◆ **Short problem**
Reproduce all of the data below without alteration; exclude every picture.

◆ **Charts and diagrams as code**
---*---

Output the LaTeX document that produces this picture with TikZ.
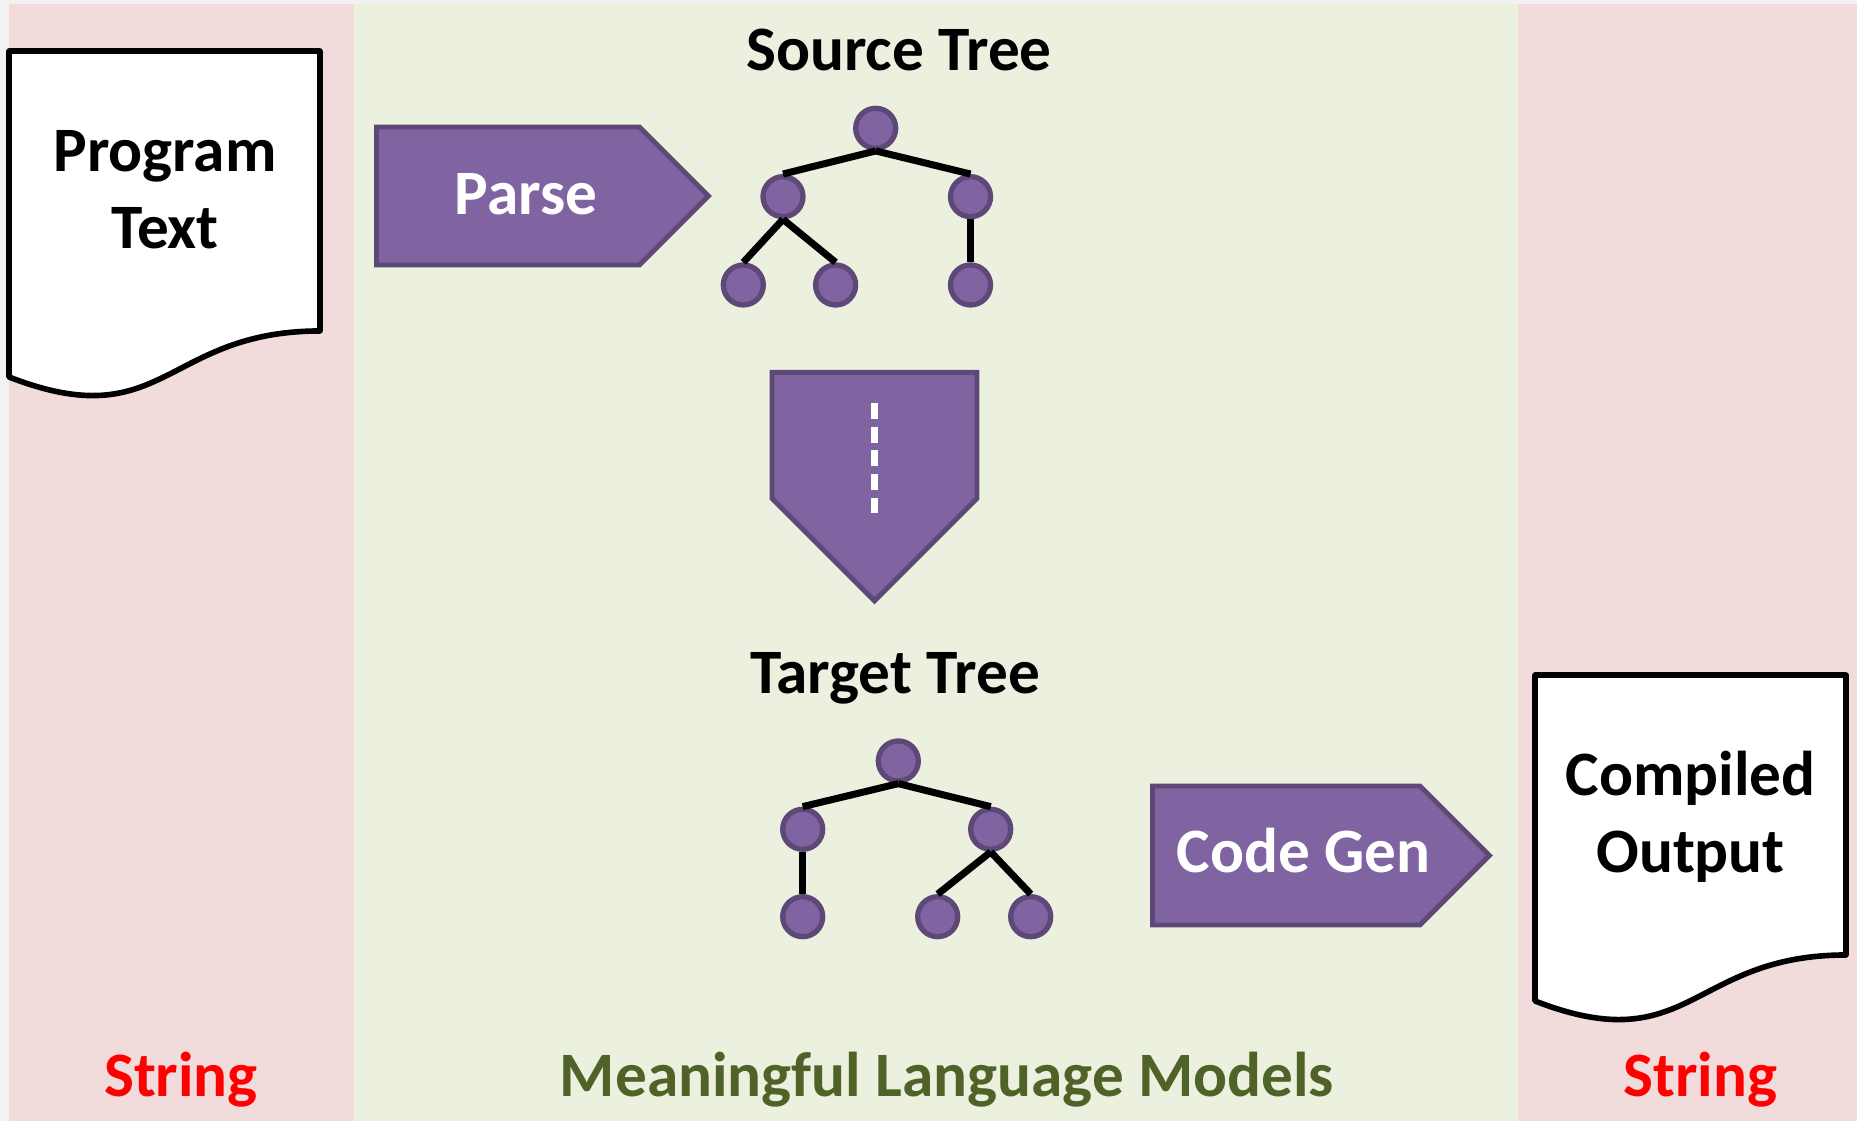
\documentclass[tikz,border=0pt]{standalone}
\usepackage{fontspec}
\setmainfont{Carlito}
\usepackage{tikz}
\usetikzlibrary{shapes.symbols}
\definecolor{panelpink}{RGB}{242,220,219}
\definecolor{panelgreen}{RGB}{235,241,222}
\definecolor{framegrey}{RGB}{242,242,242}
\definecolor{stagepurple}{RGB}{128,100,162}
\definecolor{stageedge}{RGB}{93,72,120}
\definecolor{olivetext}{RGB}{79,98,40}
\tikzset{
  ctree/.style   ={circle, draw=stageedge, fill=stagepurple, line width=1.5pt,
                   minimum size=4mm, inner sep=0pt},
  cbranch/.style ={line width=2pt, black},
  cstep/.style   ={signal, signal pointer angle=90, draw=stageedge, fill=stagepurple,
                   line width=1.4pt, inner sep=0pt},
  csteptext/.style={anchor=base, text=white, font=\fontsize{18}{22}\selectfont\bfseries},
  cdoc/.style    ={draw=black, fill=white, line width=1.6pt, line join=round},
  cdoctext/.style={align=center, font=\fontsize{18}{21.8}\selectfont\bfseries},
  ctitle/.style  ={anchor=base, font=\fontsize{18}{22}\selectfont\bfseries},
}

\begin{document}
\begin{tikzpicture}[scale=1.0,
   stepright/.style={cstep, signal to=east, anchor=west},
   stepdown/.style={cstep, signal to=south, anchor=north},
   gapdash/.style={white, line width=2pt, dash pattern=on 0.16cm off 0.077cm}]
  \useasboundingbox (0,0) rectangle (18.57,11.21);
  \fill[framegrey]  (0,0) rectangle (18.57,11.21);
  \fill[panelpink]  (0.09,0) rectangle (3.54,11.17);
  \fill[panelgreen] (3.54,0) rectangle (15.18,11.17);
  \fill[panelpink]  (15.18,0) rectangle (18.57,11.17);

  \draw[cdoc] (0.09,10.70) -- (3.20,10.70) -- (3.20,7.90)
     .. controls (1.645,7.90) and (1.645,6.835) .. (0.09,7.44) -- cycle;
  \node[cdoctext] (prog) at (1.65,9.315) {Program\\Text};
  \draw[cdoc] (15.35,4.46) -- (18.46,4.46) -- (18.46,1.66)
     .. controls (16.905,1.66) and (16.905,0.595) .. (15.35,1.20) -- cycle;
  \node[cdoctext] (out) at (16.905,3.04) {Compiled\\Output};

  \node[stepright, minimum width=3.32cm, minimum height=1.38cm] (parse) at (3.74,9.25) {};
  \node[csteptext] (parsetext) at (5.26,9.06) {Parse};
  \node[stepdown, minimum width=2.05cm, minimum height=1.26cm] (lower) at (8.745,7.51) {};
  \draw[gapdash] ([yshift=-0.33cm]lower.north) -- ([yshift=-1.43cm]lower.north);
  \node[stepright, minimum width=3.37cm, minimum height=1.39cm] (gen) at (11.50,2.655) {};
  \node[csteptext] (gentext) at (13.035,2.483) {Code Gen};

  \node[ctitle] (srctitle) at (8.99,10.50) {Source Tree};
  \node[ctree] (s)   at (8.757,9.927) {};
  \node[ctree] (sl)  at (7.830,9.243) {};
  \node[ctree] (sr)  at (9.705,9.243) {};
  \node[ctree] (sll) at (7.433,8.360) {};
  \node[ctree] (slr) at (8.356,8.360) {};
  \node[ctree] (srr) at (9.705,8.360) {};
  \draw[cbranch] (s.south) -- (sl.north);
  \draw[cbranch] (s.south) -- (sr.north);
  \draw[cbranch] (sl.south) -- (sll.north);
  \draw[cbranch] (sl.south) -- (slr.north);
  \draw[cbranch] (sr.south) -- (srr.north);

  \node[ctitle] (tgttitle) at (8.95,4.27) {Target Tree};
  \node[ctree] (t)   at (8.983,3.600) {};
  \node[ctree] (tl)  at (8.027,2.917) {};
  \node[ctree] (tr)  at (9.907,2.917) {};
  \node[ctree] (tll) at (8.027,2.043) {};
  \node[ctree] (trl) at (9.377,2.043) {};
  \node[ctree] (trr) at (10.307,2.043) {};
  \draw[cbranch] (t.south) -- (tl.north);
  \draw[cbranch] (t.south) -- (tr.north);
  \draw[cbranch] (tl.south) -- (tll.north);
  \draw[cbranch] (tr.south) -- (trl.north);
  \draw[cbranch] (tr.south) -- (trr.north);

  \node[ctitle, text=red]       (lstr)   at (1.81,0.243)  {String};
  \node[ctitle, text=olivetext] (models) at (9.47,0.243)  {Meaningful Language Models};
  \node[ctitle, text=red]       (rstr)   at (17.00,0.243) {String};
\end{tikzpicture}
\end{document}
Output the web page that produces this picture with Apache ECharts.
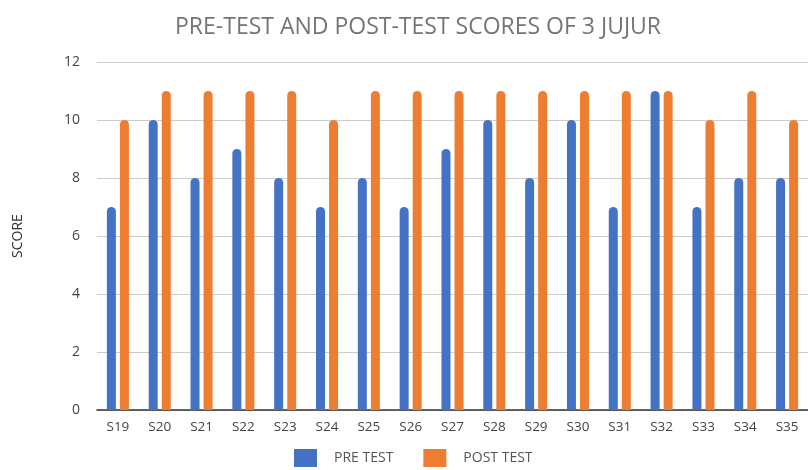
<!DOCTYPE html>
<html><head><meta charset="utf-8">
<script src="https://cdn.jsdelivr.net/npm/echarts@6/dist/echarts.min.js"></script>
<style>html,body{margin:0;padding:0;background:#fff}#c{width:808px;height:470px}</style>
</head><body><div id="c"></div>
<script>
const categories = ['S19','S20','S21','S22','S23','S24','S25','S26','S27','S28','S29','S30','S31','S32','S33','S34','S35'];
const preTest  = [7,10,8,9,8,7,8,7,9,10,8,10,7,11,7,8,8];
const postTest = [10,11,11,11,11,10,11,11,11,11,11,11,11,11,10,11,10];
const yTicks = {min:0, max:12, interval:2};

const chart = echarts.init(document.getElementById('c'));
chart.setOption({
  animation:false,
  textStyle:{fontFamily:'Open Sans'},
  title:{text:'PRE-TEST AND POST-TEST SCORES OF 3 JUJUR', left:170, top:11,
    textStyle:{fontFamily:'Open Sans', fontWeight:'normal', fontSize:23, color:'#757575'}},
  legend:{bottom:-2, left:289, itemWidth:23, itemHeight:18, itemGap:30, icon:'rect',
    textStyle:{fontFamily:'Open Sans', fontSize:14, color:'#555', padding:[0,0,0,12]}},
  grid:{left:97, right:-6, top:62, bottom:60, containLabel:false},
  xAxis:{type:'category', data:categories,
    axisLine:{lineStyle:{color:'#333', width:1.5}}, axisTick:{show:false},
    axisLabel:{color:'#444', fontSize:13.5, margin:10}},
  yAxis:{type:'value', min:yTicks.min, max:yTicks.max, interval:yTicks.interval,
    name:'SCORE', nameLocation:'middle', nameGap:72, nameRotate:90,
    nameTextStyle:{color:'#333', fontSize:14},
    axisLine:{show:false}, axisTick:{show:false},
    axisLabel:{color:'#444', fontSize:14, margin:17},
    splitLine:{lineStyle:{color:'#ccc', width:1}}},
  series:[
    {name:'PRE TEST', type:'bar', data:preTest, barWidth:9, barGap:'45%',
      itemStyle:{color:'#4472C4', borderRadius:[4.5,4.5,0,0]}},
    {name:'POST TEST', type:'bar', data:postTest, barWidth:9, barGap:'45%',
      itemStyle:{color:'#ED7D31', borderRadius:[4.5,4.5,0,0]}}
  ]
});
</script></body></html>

---*---

◆ **Written answer**
Output the LaTeX document that produces this picture with TikZ.
\documentclass[tikz,border=0pt]{standalone}
\usepackage{fontspec}
\setmainfont{Carlito}
\usepackage{tikz}
\usetikzlibrary{shapes.symbols}
\definecolor{panelpink}{RGB}{242,220,219}
\definecolor{panelgreen}{RGB}{235,241,222}
\definecolor{framegrey}{RGB}{242,242,242}
\definecolor{stagepurple}{RGB}{128,100,162}
\definecolor{stageedge}{RGB}{93,72,120}
\definecolor{olivetext}{RGB}{79,98,40}
\tikzset{
  ctree/.style   ={circle, draw=stageedge, fill=stagepurple, line width=1.5pt,
                   minimum size=4mm, inner sep=0pt},
  cbranch/.style ={line width=2pt, black},
  cstep/.style   ={signal, signal pointer angle=90, draw=stageedge, fill=stagepurple,
                   line width=1.4pt, inner sep=0pt},
  csteptext/.style={anchor=base, text=white, font=\fontsize{18}{22}\selectfont\bfseries},
  cdoc/.style    ={draw=black, fill=white, line width=1.6pt, line join=round},
  cdoctext/.style={align=center, font=\fontsize{18}{21.8}\selectfont\bfseries},
  ctitle/.style  ={anchor=base, font=\fontsize{18}{22}\selectfont\bfseries},
}

\begin{document}
\begin{tikzpicture}[scale=1.0,
   stepright/.style={cstep, signal to=east, anchor=west},
   stepdown/.style={cstep, signal to=south, anchor=north},
   gapdash/.style={white, line width=2pt, dash pattern=on 0.16cm off 0.077cm}]
  \useasboundingbox (0,0) rectangle (18.57,11.21);
  \fill[framegrey]  (0,0) rectangle (18.57,11.21);
  \fill[panelpink]  (0.09,0) rectangle (3.54,11.17);
  \fill[panelgreen] (3.54,0) rectangle (15.18,11.17);
  \fill[panelpink]  (15.18,0) rectangle (18.57,11.17);

  \draw[cdoc] (0.09,10.70) -- (3.20,10.70) -- (3.20,7.90)
     .. controls (1.645,7.90) and (1.645,6.835) .. (0.09,7.44) -- cycle;
  \node[cdoctext] (prog) at (1.65,9.315) {Program\\Text};
  \draw[cdoc] (15.35,4.46) -- (18.46,4.46) -- (18.46,1.66)
     .. controls (16.905,1.66) and (16.905,0.595) .. (15.35,1.20) -- cycle;
  \node[cdoctext] (out) at (16.905,3.04) {Compiled\\Output};

  \node[stepright, minimum width=3.32cm, minimum height=1.38cm] (parse) at (3.74,9.25) {};
  \node[csteptext] (parsetext) at (5.26,9.06) {Parse};
  \node[stepdown, minimum width=2.05cm, minimum height=1.26cm] (lower) at (8.745,7.51) {};
  \draw[gapdash] ([yshift=-0.33cm]lower.north) -- ([yshift=-1.43cm]lower.north);
  \node[stepright, minimum width=3.37cm, minimum height=1.39cm] (gen) at (11.50,2.655) {};
  \node[csteptext] (gentext) at (13.035,2.483) {Code Gen};

  \node[ctitle] (srctitle) at (8.99,10.50) {Source Tree};
  \node[ctree] (s)   at (8.757,9.927) {};
  \node[ctree] (sl)  at (7.830,9.243) {};
  \node[ctree] (sr)  at (9.705,9.243) {};
  \node[ctree] (sll) at (7.433,8.360) {};
  \node[ctree] (slr) at (8.356,8.360) {};
  \node[ctree] (srr) at (9.705,8.360) {};
  \draw[cbranch] (s.south) -- (sl.north);
  \draw[cbranch] (s.south) -- (sr.north);
  \draw[cbranch] (sl.south) -- (sll.north);
  \draw[cbranch] (sl.south) -- (slr.north);
  \draw[cbranch] (sr.south) -- (srr.north);

  \node[ctitle] (tgttitle) at (8.95,4.27) {Target Tree};
  \node[ctree] (t)   at (8.983,3.600) {};
  \node[ctree] (tl)  at (8.027,2.917) {};
  \node[ctree] (tr)  at (9.907,2.917) {};
  \node[ctree] (tll) at (8.027,2.043) {};
  \node[ctree] (trl) at (9.377,2.043) {};
  \node[ctree] (trr) at (10.307,2.043) {};
  \draw[cbranch] (t.south) -- (tl.north);
  \draw[cbranch] (t.south) -- (tr.north);
  \draw[cbranch] (tl.south) -- (tll.north);
  \draw[cbranch] (tr.south) -- (trl.north);
  \draw[cbranch] (tr.south) -- (trr.north);

  \node[ctitle, text=red]       (lstr)   at (1.81,0.243)  {String};
  \node[ctitle, text=olivetext] (models) at (9.47,0.243)  {Meaningful Language Models};
  \node[ctitle, text=red]       (rstr)   at (17.00,0.243) {String};
\end{tikzpicture}
\end{document}
Output the web page that produces this picture with Apache ECharts.
<!DOCTYPE html>
<html><head><meta charset="utf-8">
<script src="https://cdn.jsdelivr.net/npm/echarts@6/dist/echarts.min.js"></script>
<style>html,body{margin:0;padding:0;background:#fff}#c{width:808px;height:470px}</style>
</head><body><div id="c"></div>
<script>
const categories = ['S19','S20','S21','S22','S23','S24','S25','S26','S27','S28','S29','S30','S31','S32','S33','S34','S35'];
const preTest  = [7,10,8,9,8,7,8,7,9,10,8,10,7,11,7,8,8];
const postTest = [10,11,11,11,11,10,11,11,11,11,11,11,11,11,10,11,10];
const yTicks = {min:0, max:12, interval:2};

const chart = echarts.init(document.getElementById('c'));
chart.setOption({
  animation:false,
  textStyle:{fontFamily:'Open Sans'},
  title:{text:'PRE-TEST AND POST-TEST SCORES OF 3 JUJUR', left:170, top:11,
    textStyle:{fontFamily:'Open Sans', fontWeight:'normal', fontSize:23, color:'#757575'}},
  legend:{bottom:-2, left:289, itemWidth:23, itemHeight:18, itemGap:30, icon:'rect',
    textStyle:{fontFamily:'Open Sans', fontSize:14, color:'#555', padding:[0,0,0,12]}},
  grid:{left:97, right:-6, top:62, bottom:60, containLabel:false},
  xAxis:{type:'category', data:categories,
    axisLine:{lineStyle:{color:'#333', width:1.5}}, axisTick:{show:false},
    axisLabel:{color:'#444', fontSize:13.5, margin:10}},
  yAxis:{type:'value', min:yTicks.min, max:yTicks.max, interval:yTicks.interval,
    name:'SCORE', nameLocation:'middle', nameGap:72, nameRotate:90,
    nameTextStyle:{color:'#333', fontSize:14},
    axisLine:{show:false}, axisTick:{show:false},
    axisLabel:{color:'#444', fontSize:14, margin:17},
    splitLine:{lineStyle:{color:'#ccc', width:1}}},
  series:[
    {name:'PRE TEST', type:'bar', data:preTest, barWidth:9, barGap:'45%',
      itemStyle:{color:'#4472C4', borderRadius:[4.5,4.5,0,0]}},
    {name:'POST TEST', type:'bar', data:postTest, barWidth:9, barGap:'45%',
      itemStyle:{color:'#ED7D31', borderRadius:[4.5,4.5,0,0]}}
  ]
});
</script></body></html>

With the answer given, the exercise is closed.